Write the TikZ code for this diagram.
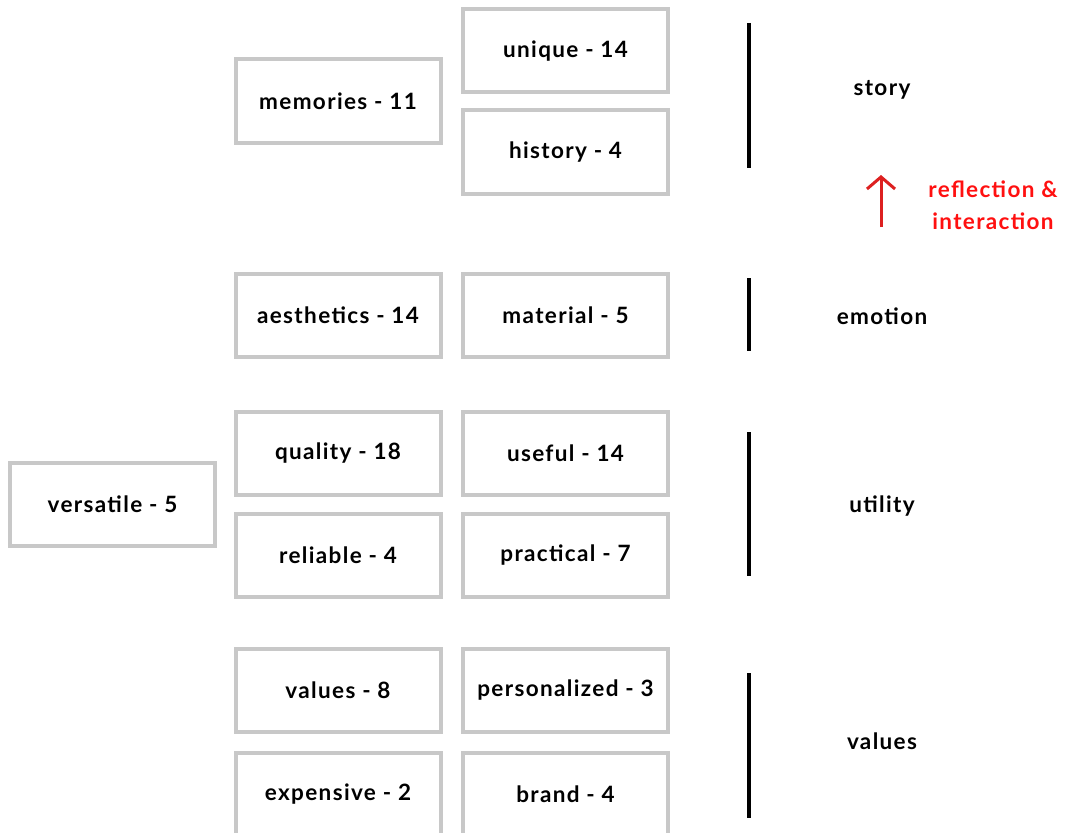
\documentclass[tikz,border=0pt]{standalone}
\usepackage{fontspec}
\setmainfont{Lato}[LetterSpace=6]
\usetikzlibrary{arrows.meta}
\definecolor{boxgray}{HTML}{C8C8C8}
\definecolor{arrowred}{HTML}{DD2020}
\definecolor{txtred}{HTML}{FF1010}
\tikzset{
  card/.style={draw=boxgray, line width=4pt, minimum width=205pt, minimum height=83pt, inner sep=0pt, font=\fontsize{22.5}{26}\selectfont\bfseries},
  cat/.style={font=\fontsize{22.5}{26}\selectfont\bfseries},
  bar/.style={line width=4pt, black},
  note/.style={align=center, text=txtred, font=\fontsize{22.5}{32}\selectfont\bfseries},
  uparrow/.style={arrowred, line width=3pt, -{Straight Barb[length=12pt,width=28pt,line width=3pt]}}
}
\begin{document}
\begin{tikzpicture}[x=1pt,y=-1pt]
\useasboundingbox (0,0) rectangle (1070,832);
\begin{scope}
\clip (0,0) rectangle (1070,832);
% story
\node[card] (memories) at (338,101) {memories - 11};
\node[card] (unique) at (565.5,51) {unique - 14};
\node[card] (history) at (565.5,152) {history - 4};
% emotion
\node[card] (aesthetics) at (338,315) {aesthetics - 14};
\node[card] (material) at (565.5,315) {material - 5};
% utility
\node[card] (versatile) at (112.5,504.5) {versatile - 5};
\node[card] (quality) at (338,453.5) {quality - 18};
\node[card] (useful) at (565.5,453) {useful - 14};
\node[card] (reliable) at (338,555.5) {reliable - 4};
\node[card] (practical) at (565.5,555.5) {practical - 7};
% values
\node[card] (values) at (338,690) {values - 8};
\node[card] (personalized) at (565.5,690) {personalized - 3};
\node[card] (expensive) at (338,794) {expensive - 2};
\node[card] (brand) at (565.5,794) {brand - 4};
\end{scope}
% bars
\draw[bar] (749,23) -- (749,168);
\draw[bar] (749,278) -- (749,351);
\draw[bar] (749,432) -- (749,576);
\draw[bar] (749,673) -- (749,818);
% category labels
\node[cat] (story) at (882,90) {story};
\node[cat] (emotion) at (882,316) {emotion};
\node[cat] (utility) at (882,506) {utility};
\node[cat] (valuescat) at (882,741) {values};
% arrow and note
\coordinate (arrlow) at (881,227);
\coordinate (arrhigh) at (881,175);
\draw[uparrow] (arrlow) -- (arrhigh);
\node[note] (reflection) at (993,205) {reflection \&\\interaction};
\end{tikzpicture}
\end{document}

════════════════

= What the exercise asks =
With the pictures left out, transcribe the material exactly.

= Exercise response =
Write the TikZ code for this diagram.
\documentclass[tikz,border=0pt]{standalone}
\usepackage{fontspec}
\setmainfont{Lato}[LetterSpace=6]
\usetikzlibrary{arrows.meta}
\definecolor{boxgray}{HTML}{C8C8C8}
\definecolor{arrowred}{HTML}{DD2020}
\definecolor{txtred}{HTML}{FF1010}
\tikzset{
  card/.style={draw=boxgray, line width=4pt, minimum width=205pt, minimum height=83pt, inner sep=0pt, font=\fontsize{22.5}{26}\selectfont\bfseries},
  cat/.style={font=\fontsize{22.5}{26}\selectfont\bfseries},
  bar/.style={line width=4pt, black},
  note/.style={align=center, text=txtred, font=\fontsize{22.5}{32}\selectfont\bfseries},
  uparrow/.style={arrowred, line width=3pt, -{Straight Barb[length=12pt,width=28pt,line width=3pt]}}
}
\begin{document}
\begin{tikzpicture}[x=1pt,y=-1pt]
\useasboundingbox (0,0) rectangle (1070,832);
\begin{scope}
\clip (0,0) rectangle (1070,832);
% story
\node[card] (memories) at (338,101) {memories - 11};
\node[card] (unique) at (565.5,51) {unique - 14};
\node[card] (history) at (565.5,152) {history - 4};
% emotion
\node[card] (aesthetics) at (338,315) {aesthetics - 14};
\node[card] (material) at (565.5,315) {material - 5};
% utility
\node[card] (versatile) at (112.5,504.5) {versatile - 5};
\node[card] (quality) at (338,453.5) {quality - 18};
\node[card] (useful) at (565.5,453) {useful - 14};
\node[card] (reliable) at (338,555.5) {reliable - 4};
\node[card] (practical) at (565.5,555.5) {practical - 7};
% values
\node[card] (values) at (338,690) {values - 8};
\node[card] (personalized) at (565.5,690) {personalized - 3};
\node[card] (expensive) at (338,794) {expensive - 2};
\node[card] (brand) at (565.5,794) {brand - 4};
\end{scope}
% bars
\draw[bar] (749,23) -- (749,168);
\draw[bar] (749,278) -- (749,351);
\draw[bar] (749,432) -- (749,576);
\draw[bar] (749,673) -- (749,818);
% category labels
\node[cat] (story) at (882,90) {story};
\node[cat] (emotion) at (882,316) {emotion};
\node[cat] (utility) at (882,506) {utility};
\node[cat] (valuescat) at (882,741) {values};
% arrow and note
\coordinate (arrlow) at (881,227);
\coordinate (arrhigh) at (881,175);
\draw[uparrow] (arrlow) -- (arrhigh);
\node[note] (reflection) at (993,205) {reflection \&\\interaction};
\end{tikzpicture}
\end{document}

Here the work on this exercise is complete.